Discrimination Based on Sexual Orientation
The New York Times also notes that the Department of Justice under Trump has sided with employers in a group of cases that the United States Supreme Court is hearing about the rights of gay and transgender workers. While the Equal Employment Opportunity Commission has determined that federal law bars discrimination based on sexual orientation, the Department of Justice has taken the opposite view, arguing that protections on the basis of sex do not extend to sexual orientation.
Meanwhile, Trump has banned transgender individuals from serving in the military, a ban the Supreme Court recently allowed to go into effect while it is being litigated in other courts.
Administration Failing to Enforce Existing Laws
The New York Times also notes that the Trump administration is failing to enforce existing laws on worker safety by dramatically reducing the number of inspectors at the Occupational Safety and Health Administration (OSHA). As of January 2019, there were only 875 OSHA inspectors on the job, the lowest number in the agency’s history and a 14 percent decline since 2010. According to the National Employment Law Project, the slow rate of new hiring at OSHA is the chief reason for the decline; the agency did not hire any inspectors during the Trump administration’s first full budget year.
This lack of staffing at OSHA means that workplace safety concerns are not being investigated.
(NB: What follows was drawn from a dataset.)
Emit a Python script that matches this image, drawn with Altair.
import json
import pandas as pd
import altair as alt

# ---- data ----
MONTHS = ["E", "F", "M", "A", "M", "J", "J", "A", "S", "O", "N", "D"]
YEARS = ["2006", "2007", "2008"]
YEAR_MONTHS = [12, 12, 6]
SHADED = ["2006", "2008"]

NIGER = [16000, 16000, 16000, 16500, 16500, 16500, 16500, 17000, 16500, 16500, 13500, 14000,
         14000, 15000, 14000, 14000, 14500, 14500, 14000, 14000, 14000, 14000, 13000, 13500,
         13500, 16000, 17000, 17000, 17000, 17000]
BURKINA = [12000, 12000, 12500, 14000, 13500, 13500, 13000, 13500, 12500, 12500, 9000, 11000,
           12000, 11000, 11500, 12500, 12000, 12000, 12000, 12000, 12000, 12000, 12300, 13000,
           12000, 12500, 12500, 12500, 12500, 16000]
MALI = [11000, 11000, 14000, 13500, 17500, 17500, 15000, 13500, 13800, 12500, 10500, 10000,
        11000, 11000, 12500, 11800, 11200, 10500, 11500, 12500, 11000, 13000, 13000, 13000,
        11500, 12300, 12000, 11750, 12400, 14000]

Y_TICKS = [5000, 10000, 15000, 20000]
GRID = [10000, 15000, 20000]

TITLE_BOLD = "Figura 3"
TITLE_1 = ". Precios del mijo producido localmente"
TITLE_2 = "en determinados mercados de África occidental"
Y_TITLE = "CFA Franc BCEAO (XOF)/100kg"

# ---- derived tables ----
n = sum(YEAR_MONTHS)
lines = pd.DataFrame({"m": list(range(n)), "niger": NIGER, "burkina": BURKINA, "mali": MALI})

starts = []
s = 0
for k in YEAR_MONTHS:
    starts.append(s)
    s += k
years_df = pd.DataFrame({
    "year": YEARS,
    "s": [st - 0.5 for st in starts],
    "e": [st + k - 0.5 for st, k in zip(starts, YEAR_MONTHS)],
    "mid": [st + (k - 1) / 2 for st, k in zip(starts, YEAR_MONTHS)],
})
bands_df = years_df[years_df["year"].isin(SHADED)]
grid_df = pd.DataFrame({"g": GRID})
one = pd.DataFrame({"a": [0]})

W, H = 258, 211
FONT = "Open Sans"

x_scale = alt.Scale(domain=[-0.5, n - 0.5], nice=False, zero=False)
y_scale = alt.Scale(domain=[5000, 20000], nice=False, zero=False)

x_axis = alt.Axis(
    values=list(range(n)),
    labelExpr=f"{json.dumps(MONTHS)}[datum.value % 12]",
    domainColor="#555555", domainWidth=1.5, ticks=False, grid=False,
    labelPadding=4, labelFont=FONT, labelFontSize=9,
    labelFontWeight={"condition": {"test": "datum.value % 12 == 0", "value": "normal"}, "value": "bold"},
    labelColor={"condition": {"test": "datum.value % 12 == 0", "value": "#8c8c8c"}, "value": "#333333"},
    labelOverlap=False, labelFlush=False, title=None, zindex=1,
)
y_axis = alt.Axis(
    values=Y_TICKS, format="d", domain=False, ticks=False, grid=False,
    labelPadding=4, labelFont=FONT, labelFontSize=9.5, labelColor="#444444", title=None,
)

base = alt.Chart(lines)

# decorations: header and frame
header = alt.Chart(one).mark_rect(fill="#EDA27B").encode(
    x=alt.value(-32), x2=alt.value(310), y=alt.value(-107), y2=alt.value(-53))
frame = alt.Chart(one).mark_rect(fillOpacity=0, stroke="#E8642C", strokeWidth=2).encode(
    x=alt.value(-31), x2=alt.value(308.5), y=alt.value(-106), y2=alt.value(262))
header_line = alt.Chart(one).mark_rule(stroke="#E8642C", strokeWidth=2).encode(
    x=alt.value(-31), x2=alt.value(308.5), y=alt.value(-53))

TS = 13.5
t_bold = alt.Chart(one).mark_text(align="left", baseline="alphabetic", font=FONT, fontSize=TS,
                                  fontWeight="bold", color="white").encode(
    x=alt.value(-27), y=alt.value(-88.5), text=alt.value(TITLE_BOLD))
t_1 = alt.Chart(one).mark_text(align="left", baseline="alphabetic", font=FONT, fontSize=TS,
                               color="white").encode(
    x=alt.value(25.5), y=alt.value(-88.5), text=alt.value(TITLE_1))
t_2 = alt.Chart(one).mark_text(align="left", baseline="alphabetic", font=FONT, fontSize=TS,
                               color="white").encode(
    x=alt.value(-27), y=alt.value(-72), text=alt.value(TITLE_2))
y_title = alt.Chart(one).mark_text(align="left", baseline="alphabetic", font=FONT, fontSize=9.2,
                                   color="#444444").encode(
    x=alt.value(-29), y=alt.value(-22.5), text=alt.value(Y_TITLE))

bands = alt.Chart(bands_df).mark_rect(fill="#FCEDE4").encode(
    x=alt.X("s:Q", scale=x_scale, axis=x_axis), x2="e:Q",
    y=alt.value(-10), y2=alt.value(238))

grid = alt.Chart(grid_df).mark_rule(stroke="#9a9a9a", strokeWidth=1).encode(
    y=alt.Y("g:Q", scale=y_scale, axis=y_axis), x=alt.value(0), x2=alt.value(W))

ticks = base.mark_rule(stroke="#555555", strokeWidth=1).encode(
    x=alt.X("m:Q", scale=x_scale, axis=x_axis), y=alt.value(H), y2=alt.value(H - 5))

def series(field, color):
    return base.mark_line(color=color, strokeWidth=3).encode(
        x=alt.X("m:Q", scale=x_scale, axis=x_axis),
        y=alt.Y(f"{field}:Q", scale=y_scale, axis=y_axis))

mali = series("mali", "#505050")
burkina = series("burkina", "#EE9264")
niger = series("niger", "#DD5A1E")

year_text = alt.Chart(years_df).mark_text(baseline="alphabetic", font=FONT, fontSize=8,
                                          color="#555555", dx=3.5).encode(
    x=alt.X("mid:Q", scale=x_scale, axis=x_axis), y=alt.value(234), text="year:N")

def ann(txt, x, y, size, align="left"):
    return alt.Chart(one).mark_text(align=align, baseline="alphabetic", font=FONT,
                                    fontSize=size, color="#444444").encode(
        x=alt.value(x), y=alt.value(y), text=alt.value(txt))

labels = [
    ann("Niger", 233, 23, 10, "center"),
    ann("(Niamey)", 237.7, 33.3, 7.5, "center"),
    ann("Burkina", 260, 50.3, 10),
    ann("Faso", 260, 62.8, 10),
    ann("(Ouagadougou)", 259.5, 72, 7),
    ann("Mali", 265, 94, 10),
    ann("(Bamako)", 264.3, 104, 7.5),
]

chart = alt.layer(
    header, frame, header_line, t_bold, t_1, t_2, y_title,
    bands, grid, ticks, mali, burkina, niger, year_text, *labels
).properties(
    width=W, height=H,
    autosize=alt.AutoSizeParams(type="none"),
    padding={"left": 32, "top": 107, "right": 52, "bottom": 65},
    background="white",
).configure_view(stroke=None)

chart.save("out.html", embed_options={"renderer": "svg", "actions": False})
In Sept. 2018, OSHA failed to send an inspector after a worker lost his left ring finger at an Arkansas chicken processing plant. Instead, the government gave the plant permission the following month to increase the speed at which chickens are processed – after which another employee lost his right index finger. Even then, OSHA did not send an inspector.
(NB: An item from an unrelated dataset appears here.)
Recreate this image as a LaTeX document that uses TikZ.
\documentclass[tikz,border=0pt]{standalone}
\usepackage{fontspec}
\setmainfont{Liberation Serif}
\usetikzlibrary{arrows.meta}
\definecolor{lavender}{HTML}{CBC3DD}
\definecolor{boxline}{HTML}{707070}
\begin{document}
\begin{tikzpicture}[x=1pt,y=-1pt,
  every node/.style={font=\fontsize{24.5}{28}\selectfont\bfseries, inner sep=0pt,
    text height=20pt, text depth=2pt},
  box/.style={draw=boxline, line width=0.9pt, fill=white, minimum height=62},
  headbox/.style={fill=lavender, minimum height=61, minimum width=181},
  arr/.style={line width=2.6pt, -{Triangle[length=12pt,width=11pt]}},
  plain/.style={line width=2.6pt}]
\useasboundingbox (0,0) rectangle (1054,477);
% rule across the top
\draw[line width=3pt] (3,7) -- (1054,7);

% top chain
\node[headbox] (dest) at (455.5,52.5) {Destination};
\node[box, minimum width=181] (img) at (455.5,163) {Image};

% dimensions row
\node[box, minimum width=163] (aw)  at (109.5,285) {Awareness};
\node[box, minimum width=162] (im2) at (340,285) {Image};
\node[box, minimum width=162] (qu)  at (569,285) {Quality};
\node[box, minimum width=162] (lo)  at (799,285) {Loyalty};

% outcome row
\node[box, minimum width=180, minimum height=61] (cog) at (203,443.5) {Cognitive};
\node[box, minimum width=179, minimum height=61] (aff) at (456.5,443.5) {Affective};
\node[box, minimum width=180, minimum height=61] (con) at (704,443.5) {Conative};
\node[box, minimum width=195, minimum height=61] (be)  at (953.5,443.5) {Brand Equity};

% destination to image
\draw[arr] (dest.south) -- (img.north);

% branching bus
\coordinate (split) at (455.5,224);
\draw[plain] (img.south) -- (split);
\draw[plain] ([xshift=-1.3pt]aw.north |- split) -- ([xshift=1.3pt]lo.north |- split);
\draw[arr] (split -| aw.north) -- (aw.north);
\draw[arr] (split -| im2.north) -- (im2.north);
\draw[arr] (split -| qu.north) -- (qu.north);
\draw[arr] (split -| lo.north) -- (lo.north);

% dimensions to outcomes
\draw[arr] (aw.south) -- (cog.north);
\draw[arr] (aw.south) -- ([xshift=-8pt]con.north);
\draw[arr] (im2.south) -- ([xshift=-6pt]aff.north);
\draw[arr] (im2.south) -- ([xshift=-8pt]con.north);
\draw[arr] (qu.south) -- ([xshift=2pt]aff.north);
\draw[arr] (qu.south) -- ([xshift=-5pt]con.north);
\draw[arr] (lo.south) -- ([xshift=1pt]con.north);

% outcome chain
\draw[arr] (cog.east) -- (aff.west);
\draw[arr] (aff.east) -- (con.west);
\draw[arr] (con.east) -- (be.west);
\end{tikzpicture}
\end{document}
Moving to Limit the Power of Unions
Perhaps most troubling are the Trump administration’s consistent moves to limit the power of unions and workers’ ability to join or create them. In June 2018, Trump’s first Supreme Court nominee, Neil Gorsuch, cast the deciding vote in Janus v. AFSCME. The decision was seen as a blow to public-sector unions because it barred the mandatory collection of “fair use” or “agency” fees from workers who choose not to join the unions. Workers can now benefit from the efforts of unions on their behalf without actually contributing to their cost, which may ultimately make it more difficult for unions to provide those benefits. With the confirmation of Trump’s second nominee, Brett Kavanaugh, to replace the departing Justice Anthony Kennedy, there is now a solid pro-business majority on the Supreme Court.
In April 2019, the Department of Labor proposed limits on the ability of workers at franchised businesses like McDonald’s to pursue claims against the franchiser. This joined a similarly restrictive standard proposed by the National Labor Relations Board (NLRB) last year, effectively reversing Obama-era efforts to hold corporations responsible for workers who are not full-time employees.
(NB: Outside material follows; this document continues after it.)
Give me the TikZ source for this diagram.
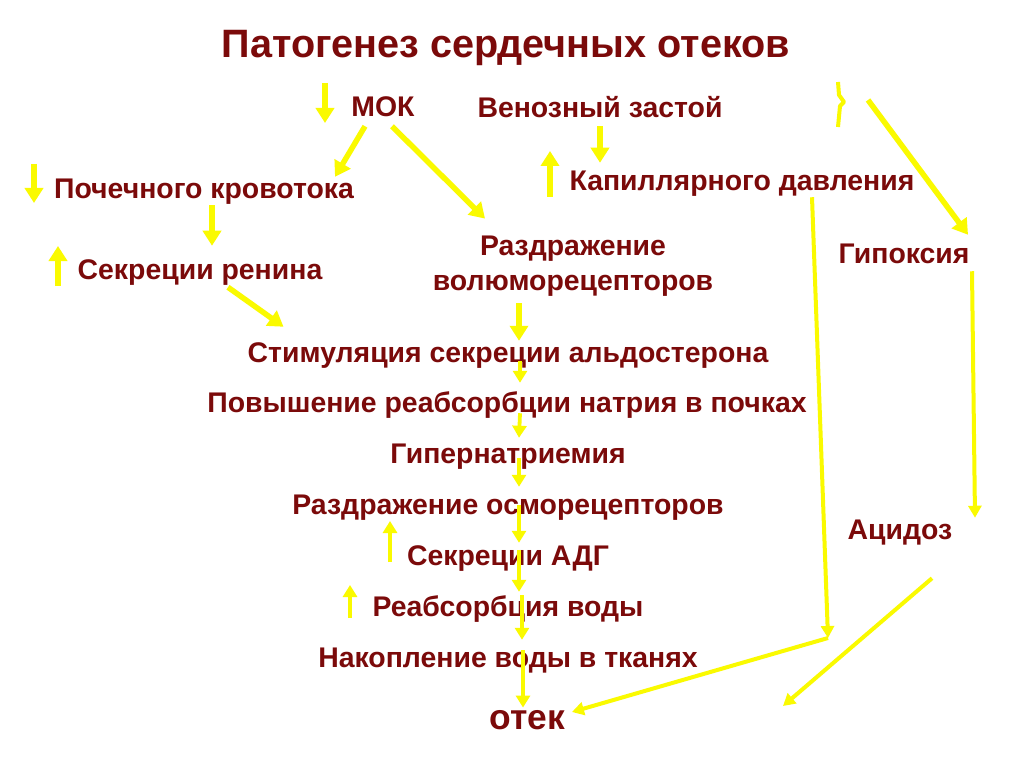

In May of this year, the NLRB decided that it did not have the jurisdiction over labor complaints by Uber drivers because the NLRB considers them contractors rather than employees. As a result, the government will not enforce protections for unionization drives at Uber and other similar companies, making it harder for them to unionize.
Taking these and other Trump-era moves into account, it may be hard not to conclude, as the New York Times does, that “the administration’s broader pattern of actions and inaction…is sending a clear message to American workers: you’re on your own.”